Le Dr Jean-Paul Vallon ne décolère pas. Depuis quelques jours, il a été informé que certains formulaires de la Sécu ne lui seront plus livrés au cabinet comme auparavant, par transporteur. Le généraliste, installé à Apt (Vaucluse), devra lui-même se déplacer au point d’accueil de l’Assurance-maladie le plus proche de son domicile… à Cavaillon.
Il lui faudra donc parcourir 65 km (aller et retour), soit plus d’une heure de route, et se présenter aux horaires d’ouverture de la caisse… entre 8 h 30 et 16 h 30 (fermeture entre 12 h 30 et 13 h 30), pour récupérer ces documents.
Impossible de les télécharger pour s’éviter ce déplacement : ces formulaires de prescription non pré-identifiés, sur lesquels ne figurent pas le nom du médecin (bons de transport, demandes de cures thermales…), ne sont pas disponibles sur le site Ameli Pro, afin de prévenir la fraude, précise la Sécu.
Une mesure « horripilante »
« L’attitude de la caisse est horripilante, s’indigne le Dr Vallon.Ces formulaires constituent un service aux patients, pas aux médecins. La moindre des choses, c’est que la Sécu nous aide sans rajouter des contraintes. » Autant dire que le généraliste et les 7 confrères de ce gros cabinet de la région sont furieux.
Pour le faire savoir, ils ont affiché un mot à destination des patients. « Il est hors de question d’accepter cette nouvelle lubie des caisses. Aucun formulaire ne sera plus rempli […] », écrivent-ils. « Quand notre stock de formulaires sera épuisé, on n’en délivrera plus », précise le Dr Vallon. Conscients du préjudice causé aux patients, ils invitent ces derniers à « prendre contact avec leurs caisses pour protester contre cette consternante décision ».
Mesure d’économie pour la Sécu
Interrogée par « le Quotidien », l’Assurance-maladie confirme que cette mesure restrictive est en place depuis le 10 mars dans le Vaucluse. Les médecins en ont été informés à travers un message affiché en ligne sur l’espace Ameli Pro du département. Les nouvelles modalités de mise à disposition des documents sont détaillées.
« Le fait de limiter l’acheminement des formulaires constitue un important levier d’économie. Au final, cela profite aux patients », justifie la CNAM au « Quotidien » . La caisse du Vaucluse ne serait d’ailleurs pas la seule à agir de la sorte en France.
L’Assurance-maladie reconnaît toutefois que, dans le cas des médecins éloignés d’un point d’accueil, cela constitue une contrainte. On conseille donc à ces praticiens de regrouper leur commande annuelle, afin de n’avoir à se déplacer qu’une seule fois. « Ce n’est pas acceptable, s’agace le Dr Vallon. Ce serait une fois tous les deux ans que ce serait pareil. C’est une question de principe. »

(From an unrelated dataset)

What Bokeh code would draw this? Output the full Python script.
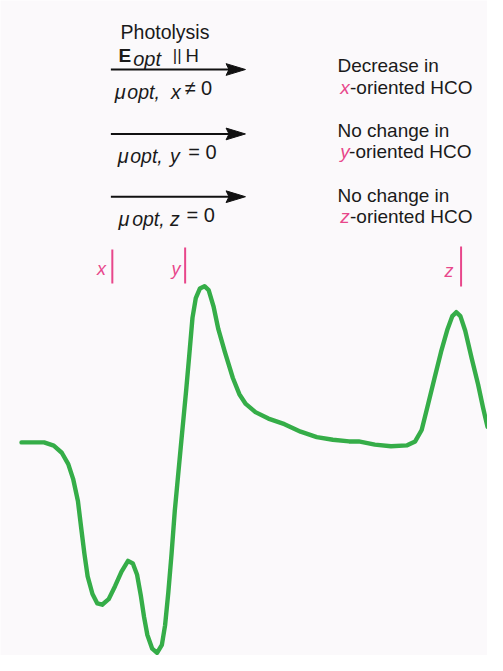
from bokeh.plotting import figure
from bokeh.models import Range1d
from bokeh.core.properties import value
from bokeh.embed import file_html
from bokeh.resources import INLINE

# ---- data ----
field = [21.7, 45, 55, 63.3, 70, 75, 80, 83.3, 86.7, 90, 95, 100, 105, 111.7, 118.3, 125,
         131.7, 136.7, 141, 145, 148.3, 151.7, 156.7, 161.7, 166.7, 170, 173.3, 176.7, 180,
         183.3, 186.7, 189.3, 191.7, 195, 198.3, 201.7, 206, 210.7, 215, 220, 225, 231.7,
         240, 246.7, 253.3, 263.3, 276.7, 293.3, 310, 326.7, 343.3, 360, 370, 386.7, 403.3,
         420, 428.3, 435, 441.7, 448.3, 455, 461.7, 466.7, 470.7, 475, 480, 486.7, 493.3,
         498.3, 503]
signal = [-0.7, -0.7, -4, -11.3, -23, -38, -61, -88, -115, -138, -156, -165.7, -167, -161.3,
          -148, -133, -122, -124.7, -136, -158, -179.7, -198, -212, -216.3, -208, -188,
          -154.7, -114.7, -71, -36, 0, 27, 52, 89, 127, 147, 157, 159.3, 155.3, 138.7, 115.3,
          92, 65.3, 48.7, 38.7, 30.3, 23.7, 18, 10.3, 4.7, 2, 0.3, 0.3, -3, -4.7, -3.7, 0.3,
          12, 38.7, 65.3, 92, 115.3, 128.7, 132.7, 128.7, 113.7, 85.3, 58.7, 35.3, 15.3]

orient_labels = ["x", "y", "z"]
orient_positions = [115.5, 190.7, 475.7]

mu_symbol = ["\u03bc", "\u03bc", "\u03bc"]
mu_sub = ["opt,", "opt,", "opt,"]
mu_axis = ["x", "y", "z"]
mu_values = ["\u2260 0", "= 0", "= 0"]
result_first = ["Decrease in", "No change in", "No change in"]
result_second = ["-oriented HCO", "-oriented HCO", "-oriented HCO"]

GREEN = "#35ad48"
PINK = "#e8478b"
INK = "#1a1a1a"
FONT = value("Liberation Sans")
BG = "#fbf9fb"

# the figure shows the whole reference frame (503 x 671 units)
p = figure(width=487, height=655, output_backend="svg", toolbar_location=None,
           x_range=Range1d(0, 503), y_range=Range1d(-219, 452),
           min_border=0, background_fill_color=BG, border_fill_color=BG,
           outline_line_color=None)
p.axis.visible = False
p.grid.visible = False
p.extra_y_ranges = {"page": Range1d(start=671, end=0)}

# spectrum
p.line(field, signal, line_color=GREEN, line_width=4.4, line_join="round", line_cap="round")

# orientation markers
mark_top = [255, 253, 252]
mark_bot = [290, 290, 293]
p.segment(x0=orient_positions, y0=mark_top, x1=orient_positions, y1=mark_bot,
          y_range_name="page", line_color=PINK, line_width=2)
p.text(x=[109, 186, 468], y=[275, 275, 277], text=orient_labels,
       y_range_name="page", text_color=PINK, text_font=FONT, text_font_size=value("18px"),
       text_font_style="italic", text_align="right", text_baseline="alphabetic")

# header
p.text(x=[124], y=[32], text=["Photolysis"], y_range_name="page", text_color=INK,
       text_font=FONT, text_font_size=value("19.5px"), text_baseline="alphabetic")
p.text(x=[122], y=[56.7], text=["E"], y_range_name="page", text_color=INK,
       text_font=FONT, text_font_size=value("19px"), text_font_style="bold",
       text_baseline="alphabetic")
p.text(x=[137], y=[60], text=["opt"], y_range_name="page", text_color=INK,
       text_font=FONT, text_font_size=value("20px"), text_font_style="italic",
       text_baseline="alphabetic")
p.text(x=[178], y=[56.7], text=["||"], y_range_name="page", text_color=INK,
       text_font=FONT, text_font_size=value("17px"), text_baseline="alphabetic")
p.text(x=[191], y=[56.7], text=["H"], y_range_name="page", text_color=INK,
       text_font=FONT, text_font_size=value("18.5px"), text_baseline="alphabetic")

# arrows (shaft + slim filled head)
arrow_y = [70.7, 136.7, 201]
shaft_start, tip, head_len, head_half = 114, 253, 20, 6
p.segment(x0=[shaft_start] * 3, y0=arrow_y, x1=[tip - 6] * 3, y1=arrow_y,
          y_range_name="page", line_color="#111111", line_width=2)
p.patches(xs=[[tip, tip - head_len, tip - head_len + 3, tip - head_len] for _ in arrow_y],
          ys=[[ay, ay - head_half, ay, ay + head_half] for ay in arrow_y],
          y_range_name="page", fill_color="#111111", line_color="#111111", line_width=1)

mu_base = [94, 159.5, 223.5]
p.text(x=[118, 121, 122], y=mu_base, text=mu_symbol, y_range_name="page",
       text_color=INK, text_font=FONT, text_font_size=value("20px"),
       text_font_style="italic", text_baseline="alphabetic")
p.text(x=[131, 134, 136], y=mu_base, text=mu_sub, y_range_name="page",
       text_color=INK, text_font=FONT, text_font_size=value("19.5px"),
       text_font_style="italic", text_baseline="alphabetic")
p.text(x=[176, 175, 175], y=mu_base, text=mu_axis, y_range_name="page",
       text_color=INK, text_font=FONT, text_font_size=value("19.5px"),
       text_font_style="italic", text_baseline="alphabetic")
p.text(x=[190, 194, 192], y=[89.5, 155, 219.5], text=mu_values, y_range_name="page",
       text_color=INK, text_font=FONT, text_font_size=value("20px"),
       text_baseline="alphabetic")

# results column
p.text(x=[348, 348, 348], y=[66.7, 133.3, 199.3], text=result_first, y_range_name="page",
       text_color=INK, text_font=FONT, text_font_size=value("19px"),
       text_baseline="alphabetic")
p.text(x=[351, 351, 351], y=[89.3, 155, 221.7], text=orient_labels, y_range_name="page",
       text_color=PINK, text_font=FONT, text_font_size=value("19px"),
       text_font_style="italic", text_baseline="alphabetic")
p.text(x=[361, 360, 361], y=[89.3, 155, 221.7], text=result_second, y_range_name="page",
       text_color=INK, text_font=FONT, text_font_size=value("19px"),
       text_baseline="alphabetic")

open("out.html", "w").write(file_html(p, INLINE))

Pour la caisse du Vaucluse, il n’existe pas d’autre solution à ce jour. Elle envisage cependant de faire un point sur le sujet, sans en préciser la date. Le cas des médecins d’Apt pourrait être évoqué à cette occasion.
Mise à jour (18 avril 2016) : les médecins d'Apt et des environs entendus par la CNAM
Suite à la parution de cet article, la caisse nationale d’assurance-maladie apporte les précisions suivantes.
À partir du 21 avril, les médecins exerçant à Apt et dans les environs pourront se procurer les formulaires de prescription de transport directement au point d’accueil de la ville, ce qui n’était pas le cas jusqu’à présent. Les professionnels concernés en ont été avertis ce 18 avril. La CNAM tient à préciser qu’elle « entend veiller à ce que les modalités d’acheminement des formulaires de l’Assurance Maladie tiennent compte des contraintes des professionnels de santé ».
Contrairement à ce qui avait été initialement indiqué au « Quotidien » par la CNAM, la caisse primaire du Vaucluse n’avait pas modifié ses modalités d’approvisionnement des formulaires de prescription de transports sanitaires pour des raisons d’économies, mais pour « réduire les risques d’usages frauduleux ». « Ces modalités ne s’appliquent que pour les formulaires non nominatifs où ne figurent pas l’identité du médecin prescripteur, et qui peuvent ainsi donner lieu à des usages détournés s’ils font l’objet d’une erreur d’adressage », précise la caisse.